───── Dataset extract
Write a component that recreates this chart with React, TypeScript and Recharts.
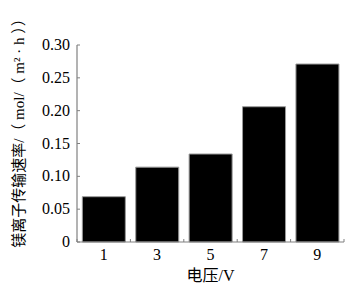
import { BarChart, Bar, XAxis, YAxis } from 'recharts';

const voltages = ['1', '3', '5', '7', '9'];
const rates = [0.069, 0.114, 0.134, 0.206, 0.271];
const rateTicks = [0, 0.05, 0.1, 0.15, 0.2, 0.25, 0.3];

const data = voltages.map((v, i) => ({ voltage: v, rate: rates[i] }));

const AXIS = '#808080';
const SERIF = 'Liberation Serif, Noto Sans CJK SC, serif';

// y ticks: label outside, short mark pointing into the plot
const YTick = (props: any) => {
  const { x, y, payload } = props;
  const label = payload.value === 0 ? '0' : payload.value.toFixed(2);
  return (
    <g>
      <text x={x} y={y} dy={5} textAnchor="end" fontSize={16} fontFamily={SERIF} fill="#000">
        {label}
      </text>
      <line x1={x + 7} x2={x + 10} y1={y} y2={y} stroke={AXIS} />
    </g>
  );
};

// x ticks: marks sit on the category edges, labels in the middle
const XTick = (props: any) => {
  const { x, y, payload, index } = props;
  const half = payload.offset || 0;
  return (
    <g>
      <text x={x} y={y} dy={18} textAnchor="middle" fontSize={16} fontFamily={SERIF} fill="#000">
        {payload.value}
      </text>
      <line x1={x - half} x2={x - half} y1={y} y2={y - 3} stroke={AXIS} />
      {index === voltages.length - 1 && (
        <line x1={x + half} x2={x + half} y1={y} y2={y - 3} stroke={AXIS} />
      )}
    </g>
  );
};

export default function App() {
  return (
    <div style={{ position: 'absolute', left: 0, top: 0 }}>
      <BarChart
        width={364}
        height={285}
        data={data}
        margin={{ top: 45, right: 20, bottom: 0, left: 0 }}
        barCategoryGap="10%"
      >
        <XAxis
          dataKey="voltage"
          height={43}
          axisLine={{ stroke: AXIS, strokeWidth: 1.2 }}
          tickLine={false}
          tickSize={0}
          tickMargin={0}
          tick={<XTick />}
          label={{
            content: ({ viewBox }: any) => (
              <text
                x={viewBox.x + viewBox.width / 2}
                y={viewBox.y + 39}
                textAnchor="middle"
                fontSize={16}
                fontFamily={SERIF}
                fill="#000"
              >
                电压/V
              </text>
            ),
          }}
        />
        <YAxis
          width={77}
          domain={[0, 0.3]}
          ticks={rateTicks}
          axisLine={{ stroke: AXIS, strokeWidth: 1.2 }}
          tickLine={false}
          tickSize={0}
          tickMargin={7}
          tick={<YTick />}
          label={{
            content: ({ viewBox }: any) => {
              const cx = viewBox.x + 19;
              const cy = viewBox.y + viewBox.height / 2 - 14;
              return (
                <text
                  x={cx}
                  y={cy}
                  transform={`rotate(-90, ${cx}, ${cy})`}
                  textAnchor="middle"
                  dominantBaseline="central"
                  fontSize={15}
                  fontFamily={SERIF}
                  fill="#000"
                >
                  镁离子传输速率/（ mol/（ m² · h ））
                </text>
              );
            },
          }}
        />
        <Bar dataKey="rate" fill="#000" stroke="#999" strokeWidth={1} isAnimationActive={false} />
      </BarChart>
    </div>
  );
}
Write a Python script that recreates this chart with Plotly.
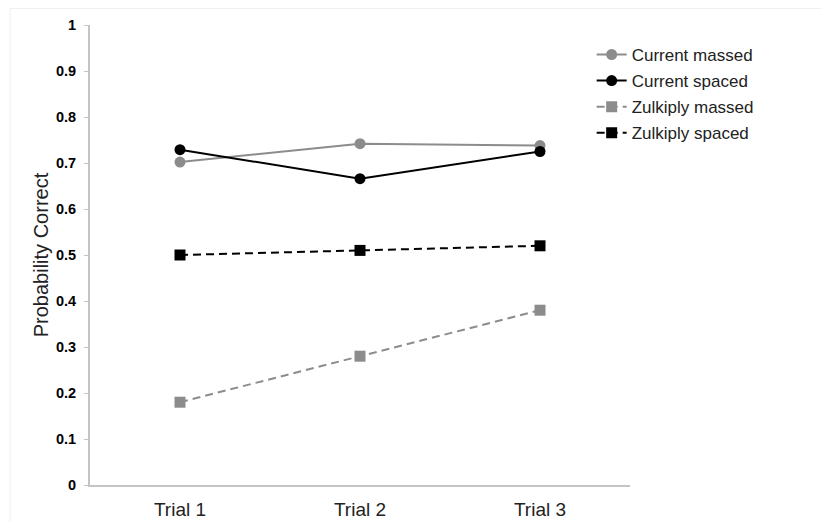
import plotly.graph_objects as go

trials = ["Trial 1", "Trial 2", "Trial 3"]
current_massed = [0.702, 0.742, 0.738]
current_spaced = [0.729, 0.666, 0.725]
zulkiply_massed = [0.18, 0.28, 0.38]
zulkiply_spaced = [0.50, 0.51, 0.52]
y_ticks = [0, 0.1, 0.2, 0.3, 0.4, 0.5, 0.6, 0.7, 0.8, 0.9, 1]
y_tick_labels = ["0", "0.1", "0.2", "0.3", "0.4", "0.5", "0.6", "0.7", "0.8", "0.9", "1"]

GREY = "#8c8c8c"
BLACK = "#000000"
FONT = "Arial, Liberation Sans, sans-serif"

fig = go.Figure()
fig.add_trace(go.Scatter(x=trials, y=current_massed, name="Current massed", mode="lines+markers",
                         legendgroup="a",
                         line=dict(color=GREY, width=2), marker=dict(symbol="circle", size=11, color=GREY)))
fig.add_trace(go.Scatter(x=trials, y=current_spaced, name="Current spaced", mode="lines+markers",
                         legendgroup="b",
                         line=dict(color=BLACK, width=2), marker=dict(symbol="circle", size=11, color=BLACK)))
fig.add_trace(go.Scatter(x=trials, y=zulkiply_massed, name="Zulkiply massed", mode="lines+markers",
                         legendgroup="c",
                         line=dict(color=GREY, width=2, dash="8px,5px"), marker=dict(symbol="square", size=11, color=GREY)))
fig.add_trace(go.Scatter(x=trials, y=zulkiply_spaced, name="Zulkiply spaced", mode="lines+markers",
                         legendgroup="d",
                         line=dict(color=BLACK, width=2, dash="8px,5px"), marker=dict(symbol="square", size=11, color=BLACK)))

fig.update_layout(
    width=821, height=514,
    margin=dict(l=82, r=199, t=17, b=37),
    paper_bgcolor="white", plot_bgcolor="white",
    font=dict(family=FONT, color="#000"),
    showlegend=True,
    legend=dict(x=0.929, xanchor="left", y=0.974, yanchor="top",
                font=dict(size=17, family=FONT, color="#222"),
                tracegroupgap=1, bgcolor="rgba(0,0,0,0)"),
    xaxis=dict(type="category", range=[-0.5, 2.5], showgrid=False, zeroline=False,
               showline=True, linecolor="#c4c4c4", linewidth=2, automargin=False,
               ticks="", ticklabelstandoff=6, tickfont=dict(size=19, family=FONT, color="#222")),
    yaxis=dict(range=[0, 1], tickvals=y_ticks, ticktext=y_tick_labels, showgrid=False, zeroline=False,
               showline=True, linecolor="#c4c4c4", linewidth=2, automargin=False,
               ticks="outside", ticklen=4, tickcolor="#c4c4c4", tickwidth=1, ticklabelstandoff=5,
               tickfont=dict(size=14.5, family=FONT, color="#000", weight="bold"),
               title=dict(text="Probability Correct", font=dict(size=20, family=FONT, color="#222"), standoff=2)),
    shapes=[dict(type="rect", xref="paper", yref="paper", x0=-80/540, x1=1.5, y0=-0.2, y1=(477 - 0.5) / 460,
                 line=dict(color="#f0f0f0", width=1), layer="below")],
)

fig.write_html("out.html")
──────────
→ Objective
Restate the material word for word from its first line through the line containing "const SERIF = 'Liberation", both included; the pictures do not belong in it.

→ Exercise solution
Write a component that recreates this chart with React, TypeScript and Recharts.
import { BarChart, Bar, XAxis, YAxis } from 'recharts';

const voltages = ['1', '3', '5', '7', '9'];
const rates = [0.069, 0.114, 0.134, 0.206, 0.271];
const rateTicks = [0, 0.05, 0.1, 0.15, 0.2, 0.25, 0.3];

const data = voltages.map((v, i) => ({ voltage: v, rate: rates[i] }));

const AXIS = '#808080';
const SERIF = 'Liberation Serif, Noto Sans CJK SC, serif';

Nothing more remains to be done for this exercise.